The longest and most important relationship of Brooks’ life was her three-way partnership with Natalie Clifford Barney, an American-born writer, and Lily de Gramont, a French aristocrat. She formed a trio with them that lasted the rest of their lives.

Barney was notoriously non-monogamous, a fact that the other two women had to accept. Brooks met Barney in 1916, at a time when the writer had already been involved for about seven years with Duchess Elisabeth de Gramont, also known as Lily or Elisabeth de Clermont-Tonnerre. She was married and the mother of two daughters.
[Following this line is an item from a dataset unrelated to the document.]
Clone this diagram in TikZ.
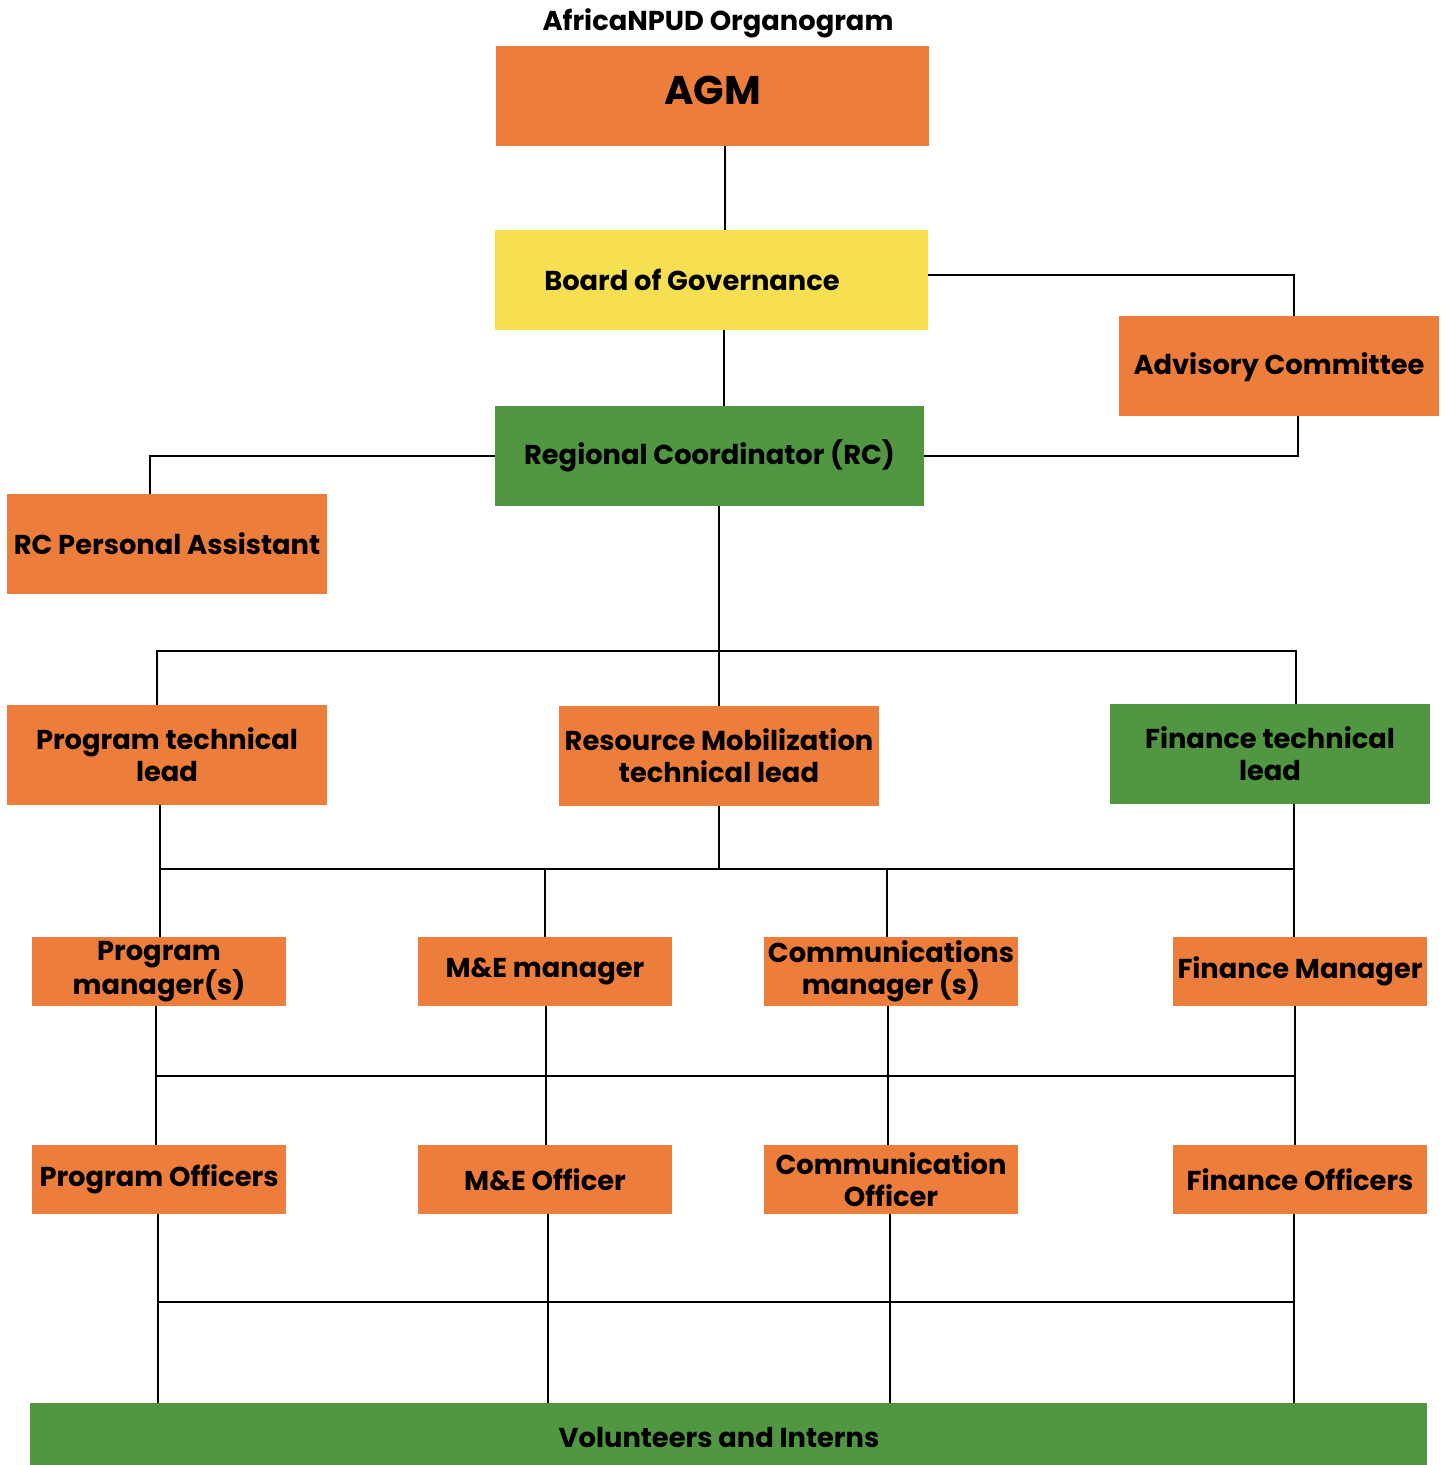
\documentclass[tikz,border=0pt]{standalone}
\usepackage{fontspec}
\setmainfont{Poppins}
\usepackage{tikz}
\definecolor{orgorange}{HTML}{ED7D3A}
\definecolor{orgyellow}{HTML}{F6E052}
\definecolor{orggreen}{HTML}{519640}
\tikzset{
  unit/.style={fill=orgorange, inner sep=0pt, align=center, font=\fontsize{27.3}{32}\selectfont\bfseries},
  bigunit/.style={unit, minimum width=320pt, minimum height=100pt},
  smallunit/.style={unit, minimum width=254pt, minimum height=69pt},
  link/.style={line width=2pt, black}
}
\begin{document}
\begin{tikzpicture}[x=1pt,y=-1pt]
\useasboundingbox (0,0) rectangle (1444,1465);
\node[font=\fontsize{27.3}{32}\selectfont\bfseries] (title) at (718,23) {AfricaNPUD Organogram};
\node[unit, minimum width=433pt, minimum height=100pt, text depth=12pt, font=\fontsize{40}{48}\selectfont\bfseries] (agm) at (712.5,96) {AGM};
\node[unit, fill=orgyellow, minimum width=433pt, minimum height=100pt] (bog) at (711.5,280) {};
\node[font=\fontsize{27.3}{32}\selectfont\bfseries] (bogtext) at (692,280) {Board of Governance};
\node[bigunit, text depth=4pt] (adv) at (1279,366) {Advisory Committee};
\node[unit, fill=orggreen, minimum width=429pt, minimum height=100pt] (rc) at (709.5,456) {Regional Coordinator (RC)};
\node[bigunit] (pa) at (167,544) {RC Personal Assistant};
\node[bigunit] (ptl) at (167,755) {Program technical\\lead};
\node[bigunit] (rml) at (719,756) {Resource Mobilization\\technical lead};
\node[bigunit, fill=orggreen] (ftl) at (1270,754) {Finance technical\\lead};
\node[smallunit] (pm) at (159,971.5) {Program\\manager(s)};
\node[smallunit] (mem) at (545,971.5) {M\&E manager};
\node[smallunit] (cmm) at (891,971.5) {Communications\\manager (s)};
\node[smallunit] (fm) at (1300,971.5) {Finance Manager};
\node[smallunit] (po) at (159,1179.5) {Program Officers};
\node[smallunit] (meo) at (545,1179.5) {M\&E Officer};
\node[smallunit] (cmo) at (891,1179.5) {Communication\\Officer};
\node[smallunit] (fo) at (1300,1179.5) {Finance Officers};
\node[unit, fill=orggreen, minimum width=1397pt, minimum height=62pt] (vol) at (728.5,1434) {};
\node[font=\fontsize{27.3}{32}\selectfont\bfseries] (voltext) at (719,1437) {Volunteers and Interns};
\coordinate (bus1) at (0,651);
\coordinate (bus2) at (0,869);
\coordinate (bus3) at (0,1076);
\coordinate (bus4) at (0,1302);
\draw[link] ([xshift=12.5]agm.south) -- ([xshift=12.5]agm.south |- bog.north);
\draw[link] ([xshift=12.5]bog.south) -- ([xshift=12.5]bog.south |- rc.north);
\draw[link] ([yshift=5]bog.east) -| ([xshift=15]adv.north);
\draw[link] ([xshift=19]adv.south) |- (rc.east);
\draw[link] (rc.west) -| ([xshift=-17]pa.north);
\draw[link] (rml.north) -- (rml.north |- rc.south);
\draw[link] ([xshift=-10]ptl.north) -- ([xshift=-10]ptl.north |- bus1) -| ([xshift=26]ftl.north);
\draw[link] ([xshift=-7]ptl.south) -- ([xshift=-7]ptl.south |- pm.north);
\draw[link] ([xshift=24]ftl.south) -- ([xshift=24]ftl.south |- fm.north);
\draw[link] ([xshift=-7]ptl.south |- bus2) -- ([xshift=24]ftl.south |- bus2);
\draw[link] (rml.south) -- (rml.south |- bus2);
\draw[link] (mem.north) -- (mem.north |- bus2);
\draw[link] ([xshift=-4]cmm.north) -- ([xshift=-4]cmm.north |- bus2);
\foreach \a/\b/\s in {pm/po/-3,mem/meo/1,cmm/cmo/-3,fm/fo/-5}
  \draw[link] ([xshift=\s]\a.south) -- ([xshift=\s]\a.south |- \b.north);
\draw[link] ([xshift=-3]pm.south |- bus3) -- ([xshift=-5]fm.south |- bus3);
\foreach \a/\s in {po/-1,meo/3,cmo/-1,fo/-6}
  \draw[link] ([xshift=\s]\a.south) -- ([xshift=\s]\a.south |- vol.north);
\draw[link] ([xshift=-1]po.south |- bus4) -- ([xshift=-6]fo.south |- bus4);
\end{tikzpicture}
\end{document}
After a brief dust-up that resulted in Barney’s offering Gramont a marriage contract while at the same time refusing to give up Brooks, the three women formed a stable lifelong triangle in which none was a third wheel. Gramont, one of the most glamorous taste-makers and aristocrats of the period, summed up their values when she said, “Civilized beings are those who know how to take more from life than others.” Gender fluidity and sexual freedom were paramount among women of Brooks’ circle. Barney hosted a literary salon on Paris’s Left Bank.

Brooks tolerated Barney’s casual affairs well enough to tease her about them, and had a few of her own over the years. She could become jealous when a new love became serious. Usually she simply left town, but at one point she gave Barney an ultimatum to choose between her and Dolly Wilde—relenting once Barney had given in. At the same time, while Brooks was devoted to Barney, she did not want to live with her full-time. She disliked Paris, disdained Barney’s friends, and hated the constant socializing on which Barney thrived. She felt most fully herself when alone. To accommodate Brooks’s need for solitude, the women built a summer home consisting of two separate wings joined by a dining-room, which they called Villa Trait d’Union, the “hyphenated villa”. Brooks spent part of each year in Italy or traveling elsewhere in Europe, away from Barney. The relationship lasted for more than 50 years.